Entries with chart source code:
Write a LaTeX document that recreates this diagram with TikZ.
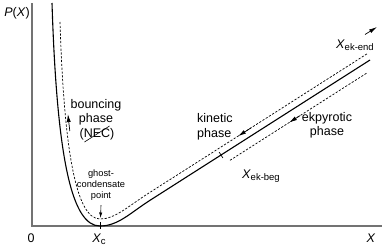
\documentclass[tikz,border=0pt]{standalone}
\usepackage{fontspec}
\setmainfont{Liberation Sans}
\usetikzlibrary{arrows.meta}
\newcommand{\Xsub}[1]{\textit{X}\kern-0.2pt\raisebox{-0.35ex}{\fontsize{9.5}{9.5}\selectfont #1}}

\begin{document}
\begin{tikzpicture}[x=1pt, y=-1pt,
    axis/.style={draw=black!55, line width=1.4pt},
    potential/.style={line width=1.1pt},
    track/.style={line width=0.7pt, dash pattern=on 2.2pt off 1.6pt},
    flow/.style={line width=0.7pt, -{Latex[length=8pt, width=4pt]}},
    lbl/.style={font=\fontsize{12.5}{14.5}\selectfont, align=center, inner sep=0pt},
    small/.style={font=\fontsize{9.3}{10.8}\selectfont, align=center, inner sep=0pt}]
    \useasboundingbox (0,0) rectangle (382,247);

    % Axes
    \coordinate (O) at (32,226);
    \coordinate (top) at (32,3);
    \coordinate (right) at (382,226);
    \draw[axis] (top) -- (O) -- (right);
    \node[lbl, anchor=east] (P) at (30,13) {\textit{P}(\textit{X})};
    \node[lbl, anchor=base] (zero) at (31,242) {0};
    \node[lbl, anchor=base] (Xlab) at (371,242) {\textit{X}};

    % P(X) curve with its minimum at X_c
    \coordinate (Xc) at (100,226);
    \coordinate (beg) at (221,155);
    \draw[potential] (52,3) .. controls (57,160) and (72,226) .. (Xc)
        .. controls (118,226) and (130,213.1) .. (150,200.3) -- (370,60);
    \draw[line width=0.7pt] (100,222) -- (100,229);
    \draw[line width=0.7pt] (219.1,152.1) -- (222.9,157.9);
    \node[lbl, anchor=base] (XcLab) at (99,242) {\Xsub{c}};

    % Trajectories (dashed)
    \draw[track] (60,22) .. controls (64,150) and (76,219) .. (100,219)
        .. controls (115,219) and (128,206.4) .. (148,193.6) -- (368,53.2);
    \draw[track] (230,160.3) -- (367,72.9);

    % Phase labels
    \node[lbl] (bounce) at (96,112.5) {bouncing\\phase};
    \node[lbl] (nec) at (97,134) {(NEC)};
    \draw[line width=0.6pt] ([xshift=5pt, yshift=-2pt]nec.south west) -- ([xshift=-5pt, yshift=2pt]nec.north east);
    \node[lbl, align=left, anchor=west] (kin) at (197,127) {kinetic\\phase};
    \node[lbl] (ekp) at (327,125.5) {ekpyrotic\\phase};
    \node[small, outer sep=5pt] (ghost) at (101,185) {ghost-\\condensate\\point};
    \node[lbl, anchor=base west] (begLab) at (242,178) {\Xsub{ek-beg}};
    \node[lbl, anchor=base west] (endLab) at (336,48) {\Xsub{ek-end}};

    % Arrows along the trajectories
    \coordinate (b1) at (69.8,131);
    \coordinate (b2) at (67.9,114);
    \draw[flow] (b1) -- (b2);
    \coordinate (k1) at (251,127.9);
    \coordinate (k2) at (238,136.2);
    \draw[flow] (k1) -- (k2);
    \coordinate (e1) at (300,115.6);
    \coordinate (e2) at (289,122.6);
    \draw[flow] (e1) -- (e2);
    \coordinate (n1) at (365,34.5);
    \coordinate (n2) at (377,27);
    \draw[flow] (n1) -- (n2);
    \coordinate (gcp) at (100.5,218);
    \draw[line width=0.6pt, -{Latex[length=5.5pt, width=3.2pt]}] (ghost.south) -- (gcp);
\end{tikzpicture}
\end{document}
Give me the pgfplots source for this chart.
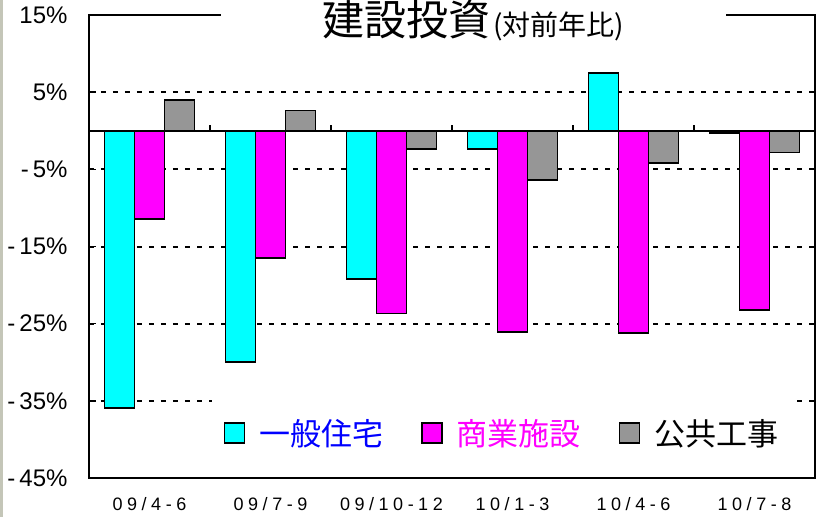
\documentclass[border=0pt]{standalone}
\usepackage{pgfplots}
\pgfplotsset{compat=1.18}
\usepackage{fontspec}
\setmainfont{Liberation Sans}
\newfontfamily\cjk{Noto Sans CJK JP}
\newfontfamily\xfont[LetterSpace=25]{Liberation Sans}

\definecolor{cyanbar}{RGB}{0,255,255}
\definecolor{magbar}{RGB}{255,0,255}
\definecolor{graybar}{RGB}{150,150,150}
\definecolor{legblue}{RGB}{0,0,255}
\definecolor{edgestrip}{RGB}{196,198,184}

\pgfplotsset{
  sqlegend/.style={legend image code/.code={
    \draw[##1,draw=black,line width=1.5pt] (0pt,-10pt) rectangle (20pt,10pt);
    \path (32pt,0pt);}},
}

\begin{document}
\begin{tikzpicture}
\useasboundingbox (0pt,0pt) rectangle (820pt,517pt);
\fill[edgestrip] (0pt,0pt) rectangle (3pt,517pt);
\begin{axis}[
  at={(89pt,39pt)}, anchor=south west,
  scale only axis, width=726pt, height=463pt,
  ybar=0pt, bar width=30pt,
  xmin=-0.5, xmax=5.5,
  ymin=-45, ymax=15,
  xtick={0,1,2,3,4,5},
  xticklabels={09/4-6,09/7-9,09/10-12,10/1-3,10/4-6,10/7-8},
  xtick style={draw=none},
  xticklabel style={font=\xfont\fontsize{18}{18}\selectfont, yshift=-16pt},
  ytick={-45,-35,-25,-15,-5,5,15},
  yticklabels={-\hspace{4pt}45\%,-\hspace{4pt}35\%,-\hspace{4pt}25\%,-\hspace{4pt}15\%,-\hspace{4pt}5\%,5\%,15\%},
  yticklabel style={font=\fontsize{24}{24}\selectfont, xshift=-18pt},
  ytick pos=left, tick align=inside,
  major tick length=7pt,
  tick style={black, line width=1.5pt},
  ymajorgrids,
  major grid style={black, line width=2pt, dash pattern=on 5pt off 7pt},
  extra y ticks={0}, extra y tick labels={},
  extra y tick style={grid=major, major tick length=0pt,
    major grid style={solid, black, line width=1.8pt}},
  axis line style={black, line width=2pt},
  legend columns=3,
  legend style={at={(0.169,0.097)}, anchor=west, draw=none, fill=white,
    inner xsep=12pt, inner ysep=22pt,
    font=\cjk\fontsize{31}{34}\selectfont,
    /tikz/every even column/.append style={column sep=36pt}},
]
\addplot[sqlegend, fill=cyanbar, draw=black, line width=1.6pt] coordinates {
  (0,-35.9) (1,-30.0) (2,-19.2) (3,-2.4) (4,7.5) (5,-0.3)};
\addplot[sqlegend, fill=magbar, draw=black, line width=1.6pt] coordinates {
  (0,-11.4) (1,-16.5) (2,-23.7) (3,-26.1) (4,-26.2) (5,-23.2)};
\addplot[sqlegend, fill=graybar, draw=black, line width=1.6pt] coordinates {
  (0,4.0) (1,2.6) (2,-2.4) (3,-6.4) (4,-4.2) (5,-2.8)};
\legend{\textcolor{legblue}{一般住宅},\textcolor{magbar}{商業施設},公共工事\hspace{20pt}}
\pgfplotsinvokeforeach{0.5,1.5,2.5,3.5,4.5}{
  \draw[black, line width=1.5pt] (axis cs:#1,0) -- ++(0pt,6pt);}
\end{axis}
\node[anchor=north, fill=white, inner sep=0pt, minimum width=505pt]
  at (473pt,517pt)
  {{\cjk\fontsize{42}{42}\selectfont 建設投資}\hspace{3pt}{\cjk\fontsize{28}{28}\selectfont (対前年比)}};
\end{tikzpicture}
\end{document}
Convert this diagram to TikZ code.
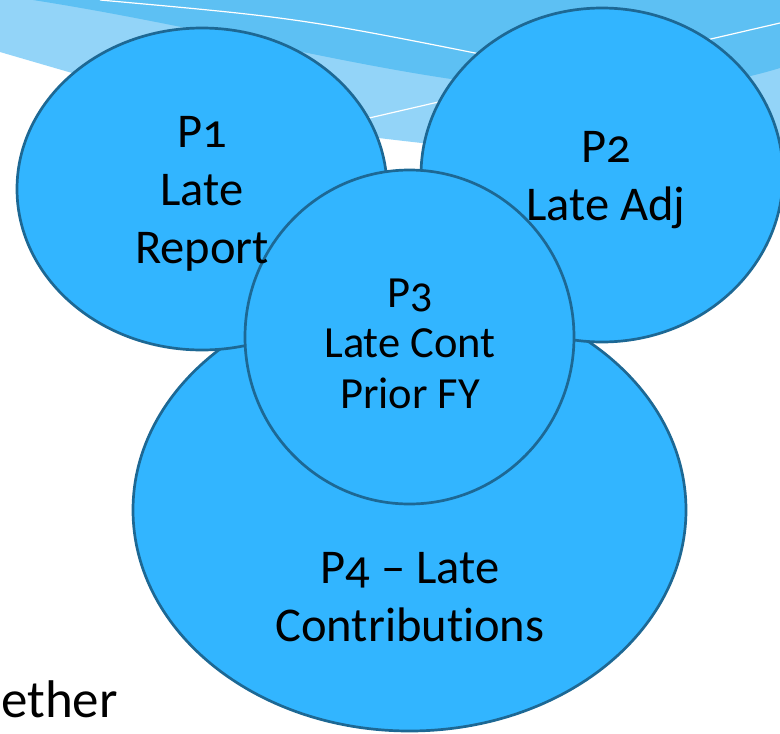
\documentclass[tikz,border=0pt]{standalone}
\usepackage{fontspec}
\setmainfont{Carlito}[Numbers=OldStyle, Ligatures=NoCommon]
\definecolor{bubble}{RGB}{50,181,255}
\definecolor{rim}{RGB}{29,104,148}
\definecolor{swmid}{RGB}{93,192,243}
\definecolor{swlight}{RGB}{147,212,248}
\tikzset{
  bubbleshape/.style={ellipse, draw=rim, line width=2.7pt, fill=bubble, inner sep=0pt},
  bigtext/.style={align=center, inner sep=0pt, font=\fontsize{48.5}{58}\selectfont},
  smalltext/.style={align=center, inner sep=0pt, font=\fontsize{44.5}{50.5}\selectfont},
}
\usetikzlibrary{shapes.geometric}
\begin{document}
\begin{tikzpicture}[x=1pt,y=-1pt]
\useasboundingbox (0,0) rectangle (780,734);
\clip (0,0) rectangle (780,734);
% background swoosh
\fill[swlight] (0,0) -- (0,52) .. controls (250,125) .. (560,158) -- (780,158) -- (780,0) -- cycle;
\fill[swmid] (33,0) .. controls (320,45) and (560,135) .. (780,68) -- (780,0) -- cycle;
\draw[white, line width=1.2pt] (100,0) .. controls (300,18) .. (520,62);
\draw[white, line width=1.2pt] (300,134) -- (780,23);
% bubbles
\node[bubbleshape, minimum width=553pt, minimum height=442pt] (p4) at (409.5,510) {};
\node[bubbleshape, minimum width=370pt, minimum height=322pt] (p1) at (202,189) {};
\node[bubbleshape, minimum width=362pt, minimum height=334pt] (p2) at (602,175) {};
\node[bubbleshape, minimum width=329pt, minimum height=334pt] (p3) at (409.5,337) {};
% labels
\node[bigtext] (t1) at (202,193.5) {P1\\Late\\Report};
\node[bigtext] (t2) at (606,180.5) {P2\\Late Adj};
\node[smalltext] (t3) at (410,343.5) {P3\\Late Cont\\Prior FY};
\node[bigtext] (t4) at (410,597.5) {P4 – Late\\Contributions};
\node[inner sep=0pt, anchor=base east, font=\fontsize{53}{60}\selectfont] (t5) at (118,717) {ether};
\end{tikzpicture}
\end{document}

§ Task statement
Reproduce only the lines of the records from the start up to and including the line that holds "(0,0) rectangle (382,247);"; do not carry over any picture.

§ Result for this exercise
Write a LaTeX document that recreates this diagram with TikZ.
\documentclass[tikz,border=0pt]{standalone}
\usepackage{fontspec}
\setmainfont{Liberation Sans}
\usetikzlibrary{arrows.meta}
\newcommand{\Xsub}[1]{\textit{X}\kern-0.2pt\raisebox{-0.35ex}{\fontsize{9.5}{9.5}\selectfont #1}}

\begin{document}
\begin{tikzpicture}[x=1pt, y=-1pt,
    axis/.style={draw=black!55, line width=1.4pt},
    potential/.style={line width=1.1pt},
    track/.style={line width=0.7pt, dash pattern=on 2.2pt off 1.6pt},
    flow/.style={line width=0.7pt, -{Latex[length=8pt, width=4pt]}},
    lbl/.style={font=\fontsize{12.5}{14.5}\selectfont, align=center, inner sep=0pt},
    small/.style={font=\fontsize{9.3}{10.8}\selectfont, align=center, inner sep=0pt}]
    \useasboundingbox (0,0) rectangle (382,247);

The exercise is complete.